Mayjen Lucky Avianto menekankan bahwa pendekatan humanis ini bukan sekadar retorika kosong.
“Setiap prajurit di Papua dibekali tugas tambahan: menjadi perpanjangan tangan negara dalam pelayanan dasar. TNI di lapangan tidak hanya membawa senjata, tetapi juga membawa bantuan kesehatan, pendidikan, dan dukungan sosial, ” ungkap Mayjen Lucky Avianto, menggambarkan pengalaman langsung prajurit di lapangan.
Sementara itu, ancaman yang dilancarkan TPNPB-OPM, yang secara terang-terangan menyasar guru, tenaga medis, pekerja infrastruktur, serta warga non-Papua, dikategorikan sebagai tindakan terorisme. Hal ini sejalan dengan ketentuan dalam UU Nomor 5 Tahun 2018 tentang Pemberantasan Terorisme.
Dr. Restu Andayani, seorang pakar Hukum Humaniter dari LIPI, menyoroti bahwa tindakan kelompok tersebut telah melanggar prinsip-prinsip fundamental hukum perang.

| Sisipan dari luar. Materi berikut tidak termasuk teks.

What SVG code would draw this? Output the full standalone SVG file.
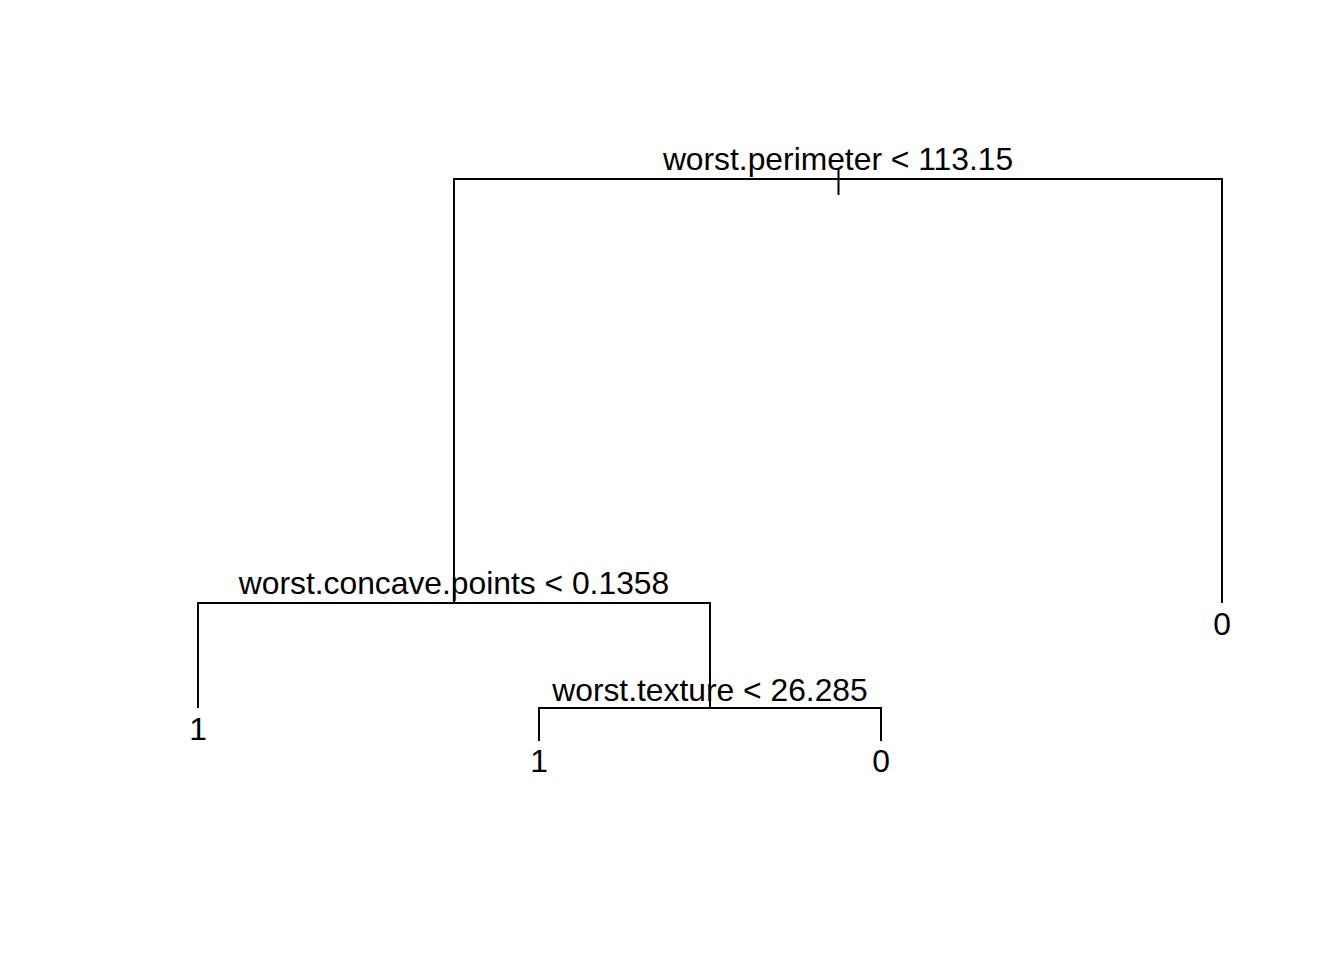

“Serangan terhadap warga sipil adalah pelanggaran terhadap prinsip Distinction, Proportionality, dan Precaution. Ini pelanggaran serius Hukum Humaniter Internasional, ” jelas Dr. Restu Andayani, menggarisbawahi keseriusan pelanggaran tersebut.
Serangkaian penyerangan yang terus terjadi terhadap fasilitas umum, sekolah, dan tenaga kesehatan, menjadi kontradiksi nyata dengan klaim perjuangan yang sering dikemukakan oleh kelompok separatis tersebut, menunjukkan adanya penyimpangan dari tujuan mulia yang seharusnya diperjuangkan.
Pemerintah secara tegas menyatakan bahwa langkah TNI merupakan bentuk pemenuhan hak dasar warga Papua atas rasa aman yang mutlak. Keberadaan pos militer sama sekali tidak ditujukan untuk memicu konflik, melainkan untuk memberikan perlindungan menyeluruh bagi seluruh komponen masyarakat dari ancaman nyata yang ditimbulkan oleh kelompok bersenjata.
“Negara tidak boleh kalah dari teror. TNI menjalankan tugas dengan prinsip legalitas, profesionalitas, dan akuntabilitas. Inilah cara negara hadir melindungi rakyatnya, ” tegas Mayjen Lucky Avianto, menutup perbincangan dengan keyakinan penuh pada mandatnya.
Dengan landasan hukum yang kokoh, pendekatan yang mengedepankan kemanusiaan, serta tujuan utama menjaga keselamatan seluruh masyarakat, kehadiran TNI di Papua adalah sebuah manifestasi dari tanggung jawab negara. Ini bukan tentang penindasan, melainkan sebuah bentuk perlindungan yang tulus untuk seluruh rakyat Indonesia di bumi Cenderawasih.